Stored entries
━━━━━━━━━━━━━━━━━━━━

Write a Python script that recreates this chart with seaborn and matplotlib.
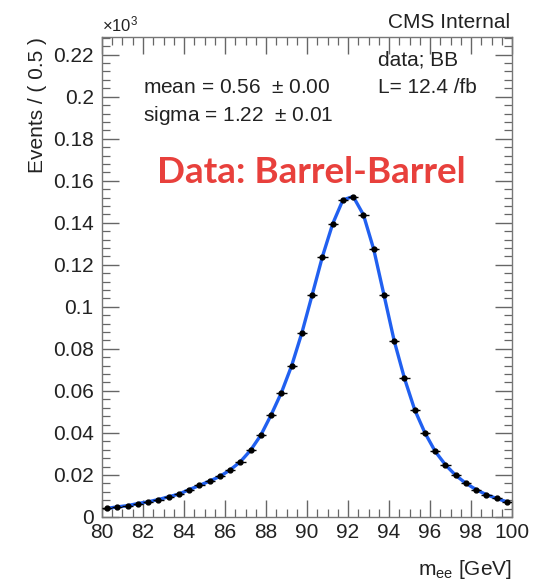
import numpy as np
import pandas as pd
import matplotlib
matplotlib.use("Agg")
import matplotlib.pyplot as plt
from matplotlib.ticker import MultipleLocator
import seaborn as sns

# ---- data ----
mass = [80.25, 80.75, 81.25, 81.75, 82.25, 82.75, 83.25, 83.75, 84.25, 84.75,
        85.25, 85.75, 86.25, 86.75, 87.25, 87.75, 88.25, 88.75, 89.25, 89.75,
        90.25, 90.75, 91.25, 91.75, 92.25, 92.75, 93.25, 93.75, 94.25, 94.75,
        95.25, 95.75, 96.25, 96.75, 97.25, 97.75, 98.25, 98.75, 99.25, 99.75]
events = [0.0041, 0.0048, 0.0054, 0.0064, 0.0072, 0.0083, 0.0096, 0.0109, 0.0130, 0.0150,
          0.0171, 0.0193, 0.0224, 0.0263, 0.0318, 0.0390, 0.0486, 0.0592, 0.0720, 0.0877,
          0.1057, 0.1239, 0.1395, 0.1509, 0.1525, 0.1438, 0.1274, 0.1057, 0.0838, 0.0660,
          0.0510, 0.0400, 0.0312, 0.0248, 0.0198, 0.0160, 0.0130, 0.0106, 0.0088, 0.0072]
event_err = [0.0004] * len(mass)
bin_halfwidth = 0.25

xticks = [80, 82, 84, 86, 88, 90, 92, 94, 96, 98, 100]
yticks = [0, 0.02, 0.04, 0.06, 0.08, 0.1, 0.12, 0.14, 0.16, 0.18, 0.2, 0.22]
ytick_labels = ["0", "0.02", "0.04", "0.06", "0.08", "0.1", "0.12", "0.14",
                "0.16", "0.18", "0.2", "0.22"]

df = pd.DataFrame({"mass": mass, "events": events})

sns.set_theme(style="ticks")
plt.rcParams["font.family"] = ["Liberation Sans", "DejaVu Sans"]
plt.rcParams["mathtext.default"] = "regular"

fig = plt.figure(figsize=(5.34, 5.87), dpi=100)
ax = fig.add_axes([0.191, 0.1193, 0.768, 0.818])

# fit curve
sns.lineplot(data=df, x="mass", y="events", ax=ax, color="#2160f0", lw=2.4,
             zorder=2, legend=False)
# data points with error bars
ax.errorbar(mass, events, xerr=bin_halfwidth, yerr=event_err, fmt="o",
            ms=3.5, color="black", ecolor="black", elinewidth=1.0,
            capsize=0, zorder=3)

ax.set_xlim(80, 100)
ax.set_ylim(0, 0.2285)
ax.set_xticks(xticks)
ax.set_xticklabels([str(t) for t in xticks])
ax.set_yticks(yticks)
ax.set_yticklabels(ytick_labels)
ax.xaxis.set_minor_locator(MultipleLocator(0.5))
ax.yaxis.set_minor_locator(MultipleLocator(0.004))

tick_col = "#222222"
ax.tick_params(axis="both", which="both", direction="in", top=True, right=True,
               colors="#666666", labelcolor=tick_col, labelsize=15)
ax.tick_params(axis="both", which="major", length=12, width=1.0)
ax.tick_params(axis="both", which="minor", length=6, width=0.9)
ax.tick_params(axis="y", which="major", pad=6)
ax.tick_params(axis="x", which="major", pad=4)
for s in ax.spines.values():
    s.set_color("#777777")
    s.set_linewidth(1.0)

ax.set_ylabel("Events / ( 0.5 )", fontsize=15, color=tick_col, loc="top", labelpad=4)
ax.set_xlabel(r"m$_{ee}$ [GeV]", fontsize=15, color=tick_col, loc="right", labelpad=12)

ax.text(0.0, 1.004, r"$\times$10$^{3}$", transform=ax.transAxes, fontsize=12,
        color=tick_col, ha="left", va="bottom")
ax.text(0.995, 1.01, "CMS Internal", transform=ax.transAxes, fontsize=15,
        color=tick_col, ha="right", va="bottom")
ax.text(0.672, 0.952, "data; BB", transform=ax.transAxes, fontsize=15,
        color=tick_col, ha="left", va="center")
ax.text(0.672, 0.895, "L= 12.4 /fb", transform=ax.transAxes, fontsize=15,
        color=tick_col, ha="left", va="center")
ax.text(0.10, 0.895, "mean = 0.56  $\\pm$ 0.00", transform=ax.transAxes, fontsize=15,
        color=tick_col, ha="left", va="center")
ax.text(0.10, 0.837, "sigma = 1.22  $\\pm$ 0.01", transform=ax.transAxes, fontsize=15,
        color=tick_col, ha="left", va="center")
ax.text(0.51, 0.717, "Data: Barrel-Barrel", transform=ax.transAxes, fontsize=26.5,
        color="#e8403c", ha="center", va="center", fontweight="bold",
        family=["Lato", "DejaVu Sans"])

fig.savefig("out.png", dpi=100)
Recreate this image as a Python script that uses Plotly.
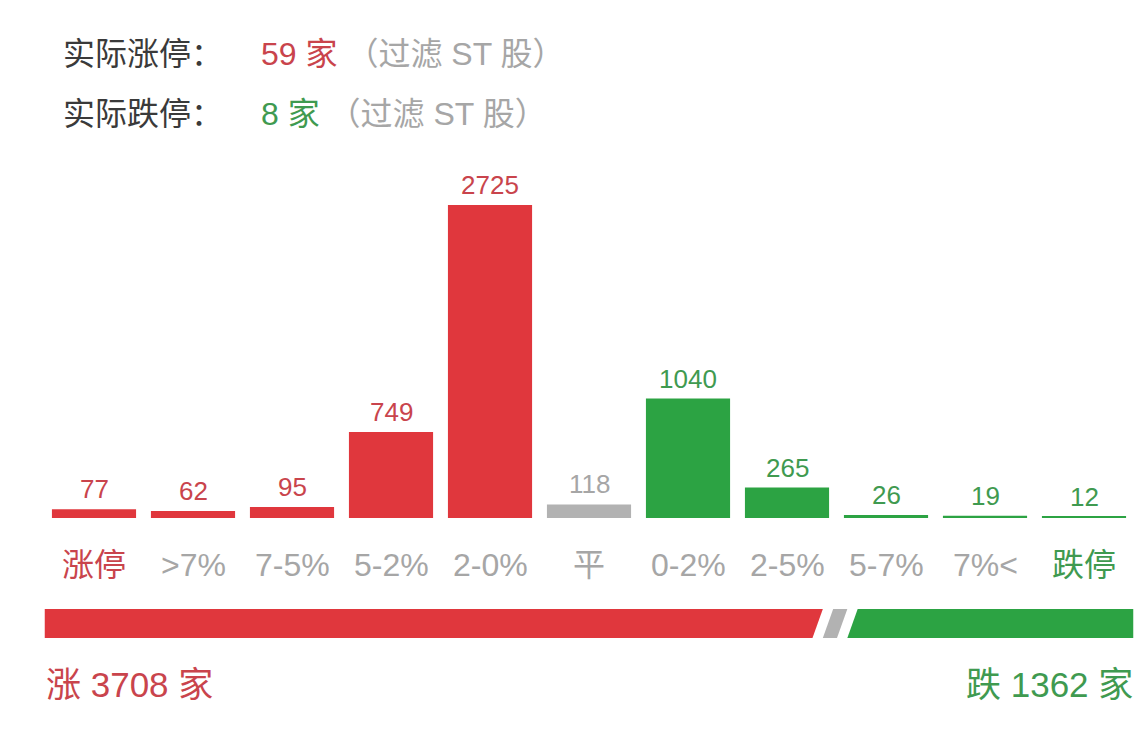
import plotly.graph_objects as go

# 数据
categories = ["涨停", ">7%", "7-5%", "5-2%", "2-0%", "平", "0-2%", "2-5%", "5-7%", "7%<", "跌停"]
counts = [77, 62, 95, 749, 2725, 118, 1040, 265, 26, 19, 12]
limit_up_real = 59
limit_down_real = 8
up_total = 3708
down_total = 1362
flat_total = 118

RED = "#e0373d"
RED_TXT = "#c9444c"
GREEN = "#2ca343"
GREEN_TXT = "#3f9a50"
GRAY = "#b2b2b2"
GRAY_TXT = "#a6a6a6"
DARK = "#3a3a3a"
FONT = "Liberation Sans, Noto Sans CJK SC"

# 页面 body 默认有 8px 边距
OFF = 8
W, H = 1148 - 2 * OFF, 744 - 2 * OFF


def py(p):
    # 参考图像素 y -> paper y
    return 1 - (p - OFF) / H


def px(p):
    return (p - OFF) / W


bar_colors = []
txt_colors = []
lab_colors = []
for i, c in enumerate(categories):
    if i < 5:
        bar_colors.append(RED)
        txt_colors.append(RED_TXT)
    elif i == 5:
        bar_colors.append(GRAY)
        txt_colors.append(GRAY_TXT)
    else:
        bar_colors.append(GREEN)
        txt_colors.append(GREEN_TXT)
    if i == 0:
        lab_colors.append(RED_TXT)
    elif i == len(categories) - 1:
        lab_colors.append(GREEN_TXT)
    else:
        lab_colors.append(GRAY_TXT)

fig = go.Figure()
fig.add_trace(go.Bar(
    x=categories, y=counts, marker_color=bar_colors, marker_line_width=0,
    hoverinfo="x+y", showlegend=False,
))

annotations = []
# 柱顶数值
for c, v, col in zip(categories, counts, txt_colors):
    annotations.append(dict(
        x=c, y=v, xref="x", yref="y", text=str(v), showarrow=False,
        yanchor="bottom", yshift=3, font=dict(size=26, color=col, family=FONT),
    ))
# 分类标签
for c, col in zip(categories, lab_colors):
    annotations.append(dict(
        x=c, y=py(565), xref="x", yref="paper", text=c, showarrow=False,
        yanchor="middle", font=dict(size=32, color=col, family=FONT),
    ))

# 顶部说明
for yy, label, num, col in [(54, "实际涨停：", limit_up_real, RED_TXT),
                             (114, "实际跌停：", limit_down_real, GREEN_TXT)]:
    annotations.append(dict(
        x=px(61), y=py(yy), xref="paper", yref="paper", text=label,
        showarrow=False, xanchor="left", yanchor="middle",
        font=dict(size=32, color=DARK, family=FONT),
    ))
    annotations.append(dict(
        x=px(259), y=py(yy), xref="paper", yref="paper",
        text=f"{num} 家 <span style='color:{GRAY_TXT}'>（过滤 ST 股）</span>",
        showarrow=False, xanchor="left", yanchor="middle",
        font=dict(size=32, color=col, family=FONT),
    ))

# 底部涨跌家数
annotations.append(dict(
    x=px(44), y=py(684), xref="paper", yref="paper", text=f"涨 {up_total} 家",
    showarrow=False, xanchor="left", yanchor="middle",
    font=dict(size=35, color=RED_TXT, family=FONT),
))
annotations.append(dict(
    x=px(1135), y=py(684), xref="paper", yref="paper", text=f"跌 {down_total} 家",
    showarrow=False, xanchor="right", yanchor="middle",
    font=dict(size=35, color=GREEN_TXT, family=FONT),
))

# 涨跌比例条（x2 轴, 0..总家数）
total = up_total + flat_total + down_total
slant = total * 0.0095
gap = total * 0.0095
gray_w = total * 0.013
y0, y1 = py(638), py(609)
g0 = up_total + gap
g1 = g0 + gray_w
gr0 = g1 + gap


def poly(xs, ys):
    return "M " + " L ".join(f"{a},{b}" for a, b in zip(xs, ys)) + " Z"


shapes = [
    dict(type="path", xref="x2", yref="paper", line_width=0, fillcolor=RED,
         path=poly([0, 0, up_total, up_total - slant], [y0, y1, y1, y0])),
    dict(type="path", xref="x2", yref="paper", line_width=0, fillcolor=GRAY,
         path=poly([g0 - slant, g0, g1, g1 - slant], [y0, y1, y1, y0])),
    dict(type="path", xref="x2", yref="paper", line_width=0, fillcolor=GREEN,
         path=poly([gr0 - slant, gr0, total, total], [y0, y1, y1, y0])),
]

dom = [px(44.5), px(1133.5)]
fig.update_layout(
    width=W, height=H,
    margin=dict(l=0, r=0, t=0, b=0),
    paper_bgcolor="white", plot_bgcolor="white",
    bargap=0.15,
    xaxis=dict(domain=dom, showticklabels=False, showgrid=False, zeroline=False,
               showline=False, ticks=""),
    yaxis=dict(domain=[py(518), py(205)], range=[0, max(counts)], visible=False,
               fixedrange=True),
    xaxis2=dict(domain=dom, range=[0, total], visible=False, overlaying="x"),
    annotations=annotations,
    shapes=shapes,
    font=dict(family=FONT),
)

fig.write_html("out.html")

━━━━━━━━━━━━━━━━━━━━

Copy nothing past the line containing "import seaborn as sns": reproduce every line from the start of the records up to it, skipping pictures.

Write a Python script that recreates this chart with seaborn and matplotlib.
import numpy as np
import pandas as pd
import matplotlib
matplotlib.use("Agg")
import matplotlib.pyplot as plt
from matplotlib.ticker import MultipleLocator
import seaborn as sns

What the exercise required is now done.